Title: Quasilinear theory: the lost ponderomotive effects and why they matter

Quasilinear theory (QLT) has been used for modeling wave–plasma interactions for decades but remains largely heuristic. Plasma inhomogeneity, ponderomotive effects, microscopic fluctuations, and collisions are not easily accommodated from first principles in QLT, and typically are ignored entirely, due to the limitations of the standard Fourier–Laplace global-mode approach. This results in inconsistencies, for example, violation of the action conservation for nonresonant waves. However, these issues can be avoided, and the theory can be substantially generalized and corrected, if QLT is formulated using more suitable analytical tools, particularly, the Weyl symbol calculus.
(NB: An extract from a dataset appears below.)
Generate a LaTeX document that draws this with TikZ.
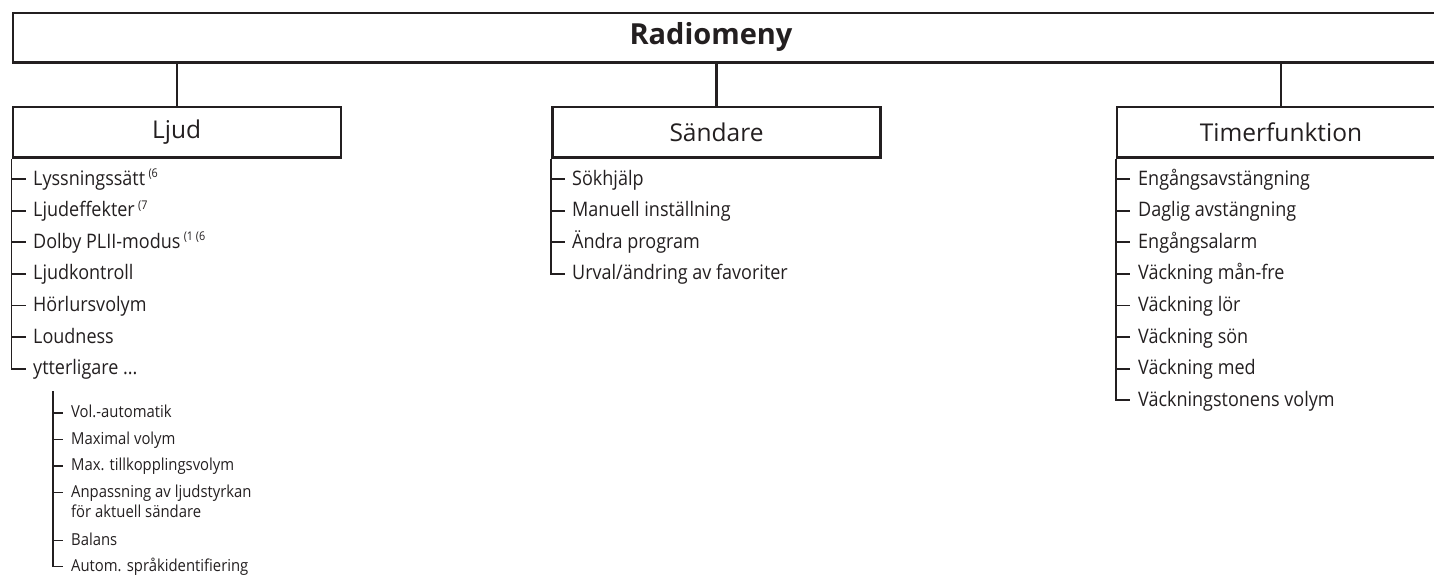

Here, an attempt is made to deliver an accessible review of this modern formulation, provide intuitive calculations for special cases, and elaborate on the connection with the ‘oscillation-center QLT’ originally proposed by Dewar (Phys Fluids 16:1102, 1973). A Fokker–Planck equation for a ‘dressed’ distribution is derived from the Klimontovich equation and captures quasilinear diffusion, ponderomotive forces, and interactions with background fields for a generic Hamiltonian, so many known formulations of QLT for specific plasma models become corollaries of a single unifying theory. Also, waves are allowed to be off-shell (not constrained by a dispersion relation), which allows them to accommodate microscopic fluctuations. This leads to a collision integral of the Balescu–Lenard type that has all the usual properties but is not restricted to any specific plasma model. For on-shell waves, a generalized version of the classic oscillation-center QLT is obtained. Finally, combined with the wave-kinetic equation, this formulation not only conserves particles, momentum, and energy, like the classic QLT but also reinstates the action conservation for nonresonant waves.